● **Task goal**: Don't include pictures. Quote the lines below from the first through the line that contains "var yMin = 10, yMax = 20, yStep = 1;".

● **Information supplied**:
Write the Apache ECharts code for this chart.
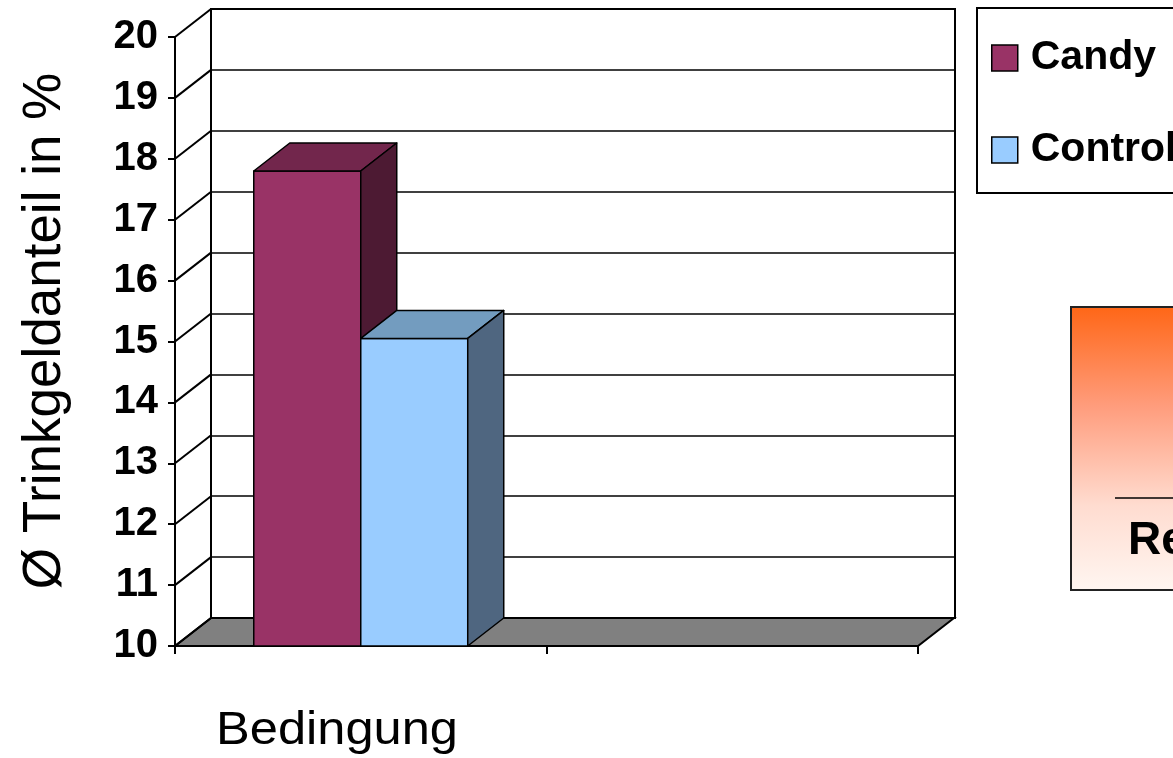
<!DOCTYPE html>
<html lang="de">
<head>
<meta charset="UTF-8">
<title>Trinkgeldanteil</title>
<script src="https://cdn.jsdelivr.net/npm/echarts@6/dist/echarts.min.js"></script>
<style>
    html, body { margin: 0; padding: 0; background: #fff; }
    #chart { width: 1173px; height: 758px; }
</style>
</head>
<body>
<div id="chart"></div>
<script>
    // data
    var categories = ['Bedingung', ''];
    var candyValues = [17.8];
    var controlValues = [15.05];
    var yTicks = [10, 11, 12, 13, 14, 15, 16, 17, 18, 19, 20];
    var yMin = 10, yMax = 20, yStep = 1;

    // 3d depth offset in px
    var DX = 36, DY = -28;
    var FONT = 'Liberation Sans, Arial, sans-serif';

    function barRender(slot, front, topC, side) {
        return function (params, api) {
            var base = api.coord([api.value(0), yMin]);
            var top = api.coord([api.value(0), api.value(1)]);
            var w = api.size([1, 0])[0] * 0.288;
            var x0 = base[0] + slot * w, x1 = x0 + w;
            var ty = top[1], by = base[1];
            var st = {stroke: '#000', lineWidth: 1.5, lineJoin: 'round'};
            return {
                type: 'group',
                children: [
                    {type: 'polygon', shape: {points: [[x0, ty], [x1, ty], [x1, by], [x0, by]]},
                        style: Object.assign({fill: front}, st)},
                    {type: 'polygon', shape: {points: [[x0, ty], [x0 + DX, ty + DY], [x1 + DX, ty + DY], [x1, ty]]},
                        style: Object.assign({fill: topC}, st)},
                    {type: 'polygon', shape: {points: [[x1, ty], [x1 + DX, ty + DY], [x1 + DX, by + DY], [x1, by]]},
                        style: Object.assign({fill: side}, st)}
                ]
            };
        };
    }

    var option = {
        animation: false,
        backgroundColor: '#fff',
        textStyle: {fontFamily: FONT},
        legend: {
            orient: 'vertical',
            left: 977,
            top: 8,
            padding: [28, 40, 21, 14],
            borderColor: '#000',
            borderWidth: 2,
            itemWidth: 26,
            itemHeight: 26,
            itemGap: 48,
            icon: 'rect',
            textStyle: {fontSize: 41, fontWeight: 'bold', color: '#000', lineHeight: 36, padding: [8, 0, 0, 8]},
            data: [
                {name: 'Candy', itemStyle: {color: '#993366', borderColor: '#000', borderWidth: 1.5}},
                {name: 'Control', itemStyle: {color: '#99CCFF', borderColor: '#000', borderWidth: 1.5}}
            ]
        },
        grid: [
            {left: 175, right: 255, top: 37, bottom: 112},
            {left: 211, right: 218, top: 9, bottom: 140, show: true, borderColor: '#000', borderWidth: 2, backgroundColor: '#fff'}
        ],
        xAxis: [
            {
                gridIndex: 0, type: 'category', data: categories,
                axisLine: {lineStyle: {color: '#000', width: 2}},
                axisTick: {show: true, length: 8, interval: 0, lineStyle: {color: '#000', width: 2}},
                axisLabel: {show: false}
            },
            {
                gridIndex: 1, type: 'category', data: categories, show: false
            }
        ],
        yAxis: [
            {
                gridIndex: 0, type: 'value', min: yMin, max: yMax, interval: yStep,
                axisLine: {show: true, lineStyle: {color: '#000', width: 2}},
                axisTick: {show: true, length: 7, lineStyle: {color: '#000', width: 2}},
                axisLabel: {fontSize: 40, fontWeight: 'bold', color: '#000', margin: 17, fontFamily: FONT},
                splitLine: {show: false}
            },
            {
                gridIndex: 1, type: 'value', min: yMin, max: yMax, interval: yStep,
                axisLine: {show: false}, axisTick: {show: false}, axisLabel: {show: false},
                splitLine: {show: true, lineStyle: {color: '#000', width: 1.6}}
            }
        ],
        graphic: [
            {
                type: 'text', x: 45, y: 331, rotation: Math.PI / 2,
                style: {text: 'Ø Trinkgeldanteil in %', font: '53px ' + FONT, fill: '#000', align: 'center', verticalAlign: 'middle'}
            },
            {
                type: 'text', x: 337, y: 731, scaleX: 1.1,
                style: {text: 'Bedingung', font: '46px ' + FONT, fill: '#000', align: 'center', verticalAlign: 'middle'}
            },
            {
                type: 'rect', shape: {x: 1071, y: 307, width: 160, height: 283},
                style: {
                    stroke: '#222', lineWidth: 2,
                    fill: {type: 'linear', x: 0, y: 0, x2: 0, y2: 1, colorStops: [
                        {offset: 0, color: '#FF6616'}, {offset: 0.35, color: '#FF9C7C'},
                        {offset: 0.7, color: '#FFDCD0'}, {offset: 1, color: '#FFF6F1'}]}
                }
            },
            {type: 'line', shape: {x1: 1115, y1: 498, x2: 1190, y2: 498}, style: {stroke: '#000', lineWidth: 1.5}},
            {
                type: 'text', x: 1128, y: 541,
                style: {text: 'Re', font: 'bold 46px ' + FONT, fill: '#000', verticalAlign: 'middle'}
            }
        ],
        series: [
            {
                // floor
                type: 'custom', xAxisIndex: 0, yAxisIndex: 0, silent: true,
                data: [[0, yMin]],
                renderItem: function (params, api) {
                    var cs = params.coordSys;
                    var y = api.coord([0, api.value(1)])[1];
                    var xl = cs.x, xr = cs.x + cs.width;
                    return {type: 'polygon', shape: {points: [[xl, y], [xr, y], [xr + DX, y + DY], [xl + DX, y + DY]]},
                        style: {fill: '#808080', stroke: '#000', lineWidth: 2}};
                }
            },
            {
                // diagonals from the front axis to the back wall
                type: 'custom', xAxisIndex: 0, yAxisIndex: 0, silent: true,
                data: yTicks.map(function (v) { return [0, v]; }),
                renderItem: function (params, api) {
                    var x = params.coordSys.x;
                    var y = api.coord([0, api.value(1)])[1];
                    return {type: 'line', shape: {x1: x, y1: y, x2: x + DX, y2: y + DY}, style: {stroke: '#000', lineWidth: 2}};
                }
            },
            {
                name: 'Candy', type: 'custom', xAxisIndex: 0, yAxisIndex: 0,
                itemStyle: {color: '#993366'},
                data: candyValues.map(function (v, i) { return [i, v]; }),
                renderItem: barRender(-1, '#993366', '#72264C', '#4D1A33')
            },
            {
                name: 'Control', type: 'custom', xAxisIndex: 0, yAxisIndex: 0,
                itemStyle: {color: '#99CCFF'},
                data: controlValues.map(function (v, i) { return [i, v]; }),
                renderItem: barRender(0, '#99CCFF', '#739CBF', '#4F6680')
            }
        ]
    };

    var myChart = echarts.init(document.getElementById('chart'));
    myChart.setOption(option);
</script>
</body>
</html>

● **Answer to this task**:
Write the Apache ECharts code for this chart.
<!DOCTYPE html>
<html lang="de">
<head>
<meta charset="UTF-8">
<title>Trinkgeldanteil</title>
<script src="https://cdn.jsdelivr.net/npm/echarts@6/dist/echarts.min.js"></script>
<style>
    html, body { margin: 0; padding: 0; background: #fff; }
    #chart { width: 1173px; height: 758px; }
</style>
</head>
<body>
<div id="chart"></div>
<script>
    // data
    var categories = ['Bedingung', ''];
    var candyValues = [17.8];
    var controlValues = [15.05];
    var yTicks = [10, 11, 12, 13, 14, 15, 16, 17, 18, 19, 20];
    var yMin = 10, yMax = 20, yStep = 1;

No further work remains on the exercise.